On sait que Francis Veber, initialement co-scénariste, refusa de continuer. Le différend portait sur l’héroïne féminine, qu’il ne voulait pas voir prendre trop d’importance. On ne peut savoir ce que le film serait devenu, mais on mesure ce qu’il aurait perdu. Sans Christine ni Tatiana, il n’aurait pas seulement été privé du double charme de Jacqueline Bisset. Il n’aurait pas pu être cette histoire d’amour à la leçon aussi discrète que limpide : la femme a l’épineuse vocation de ramener l’homme au réel et de le libérer de son fantasme de toute-puissance. Heureux l’homme à qui une femme apprend à dire "Je ne suis pas un héros" sans complaisance ni rancœur. Comme toujours, la comédie n’est pleinement réussie que parce qu’elle corrige les mœurs en riant. Il faut souvent bien du temps à un homme pour renoncer à son Bob Saint-Clar intérieur. Il n’est pas sûr qu’il soit toujours plus aisé à une femme de modérer sa Tatiana.
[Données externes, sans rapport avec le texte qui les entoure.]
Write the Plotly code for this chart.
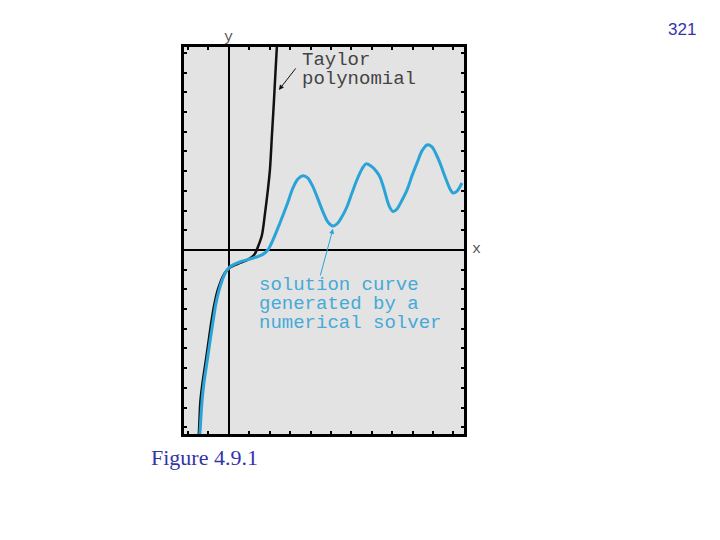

Le film s’achève donc sur une bonne nouvelle pour François Merlin : il n’est pas Bob Saint-Clar et la femme qu’il aime ne lui demande surtout pas de lui ressembler. Autre bonne nouvelle, pour le spectateur cette fois : il est toujours possible de voir Le Magnifique et de continuer à admirer Belmondo dans les deux rôles.